Figure 1: Crossword puzzle example from July 7, 2009 New York Times daily crossword, illustrating multiple clue categories.
Dataset and Task Description
The paper introduces two datasets: the NYT Crossword Puzzle dataset and the NYT Clue-Answer dataset. The former includes the original puzzle grid requiring complete solution generation, while the latter consists of over half a million unique clue-answer pairs formatted as open-domain QA tasks. These datasets facilitate two subtasks—independent clue-answer solving and the constraint satisfaction problem of completing the entire puzzle grid.
Crossword puzzles are characterized by stringent constraints requiring answers to be correct in context, exact character length, and potential overlap with other answers. Evaluating this task involves complementary performance metrics including Exact Match, Character Accuracy, and Word Accuracy, alongside metrics indicating the extent of puzzle relaxation needed for solutions, such as Word Removal and Character Removal.

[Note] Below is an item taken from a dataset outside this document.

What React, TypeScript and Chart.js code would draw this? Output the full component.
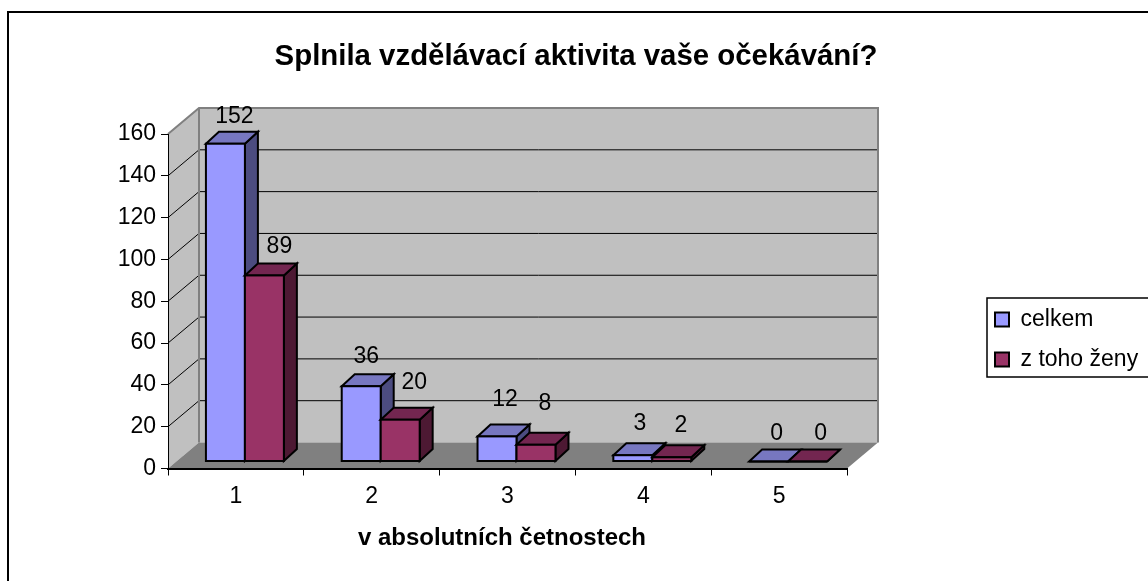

Figure 2: Distribution of annotated clue types among the test examples indicates diverse reasoning requirements.
Implementation Baselines
Several baseline models were employed, including sequence-to-sequence models BART and T5, and retrieval-augmented generation (RAG) models utilizing external sources like Wikipedia and dictionaries. Clue-answering performance shows RAG models outperforming sequence-to-sequence counterparts, highlighting the importance of retrieval mechanisms in acquiring factual content.
For solving entire crosswords, baseline methods modeled the problem as Satisfiability Modulo Theories (SMT), using Z3 SMT solver frameworks. Despite promising baseline results, generating accurate complete puzzle solutions is constrained by the pre-filtering requirements to circumvent the oracle based on ground-truth answers.
Results
Benchmark results demonstrate substantial challenges inherent in crossword solving. The best-performing model, RAG-wiki, yields word accuracy at only 23.8% for the full puzzle task, indicating considerable room for future methodological improvements. The clue-answer task shows a significant dependency on retrieval-based approaches, with RAG models achieving nearly double the accuracy compared to fine-tuned BART sequences.
Discussion
This research outlines compelling complexities in developing an end-to-end solution for crossword solving, primarily due to the character-level output requirements and SMT solver constraints. Addressing these constraints involves transforming puzzle systems into efficient probabilistic reasoning modules, driving the exploration of weighted constraint satisfaction solvers for partial solution extraction without oracle dependency.
Conclusion
The paper establishes crossword-solving as a formidable NLP challenge, incorporating diverse linguistic reasoning elements. It provides valuable datasets for enhancing the robustness and reasoning capabilities of existing systems. As AI continues to evolve, crossword puzzles will offer a nuanced testbed for persisting weaknesses in language understanding and constraint satisfaction problems.
The presented crosswords datasets and baseline analyses invoke broader consideration of NLP tasks necessitating complex and interdependent reasoning, encouraging future developments in comprehensive AI systems capable of integrating multi-disciplinary knowledge and reasoning capabilities.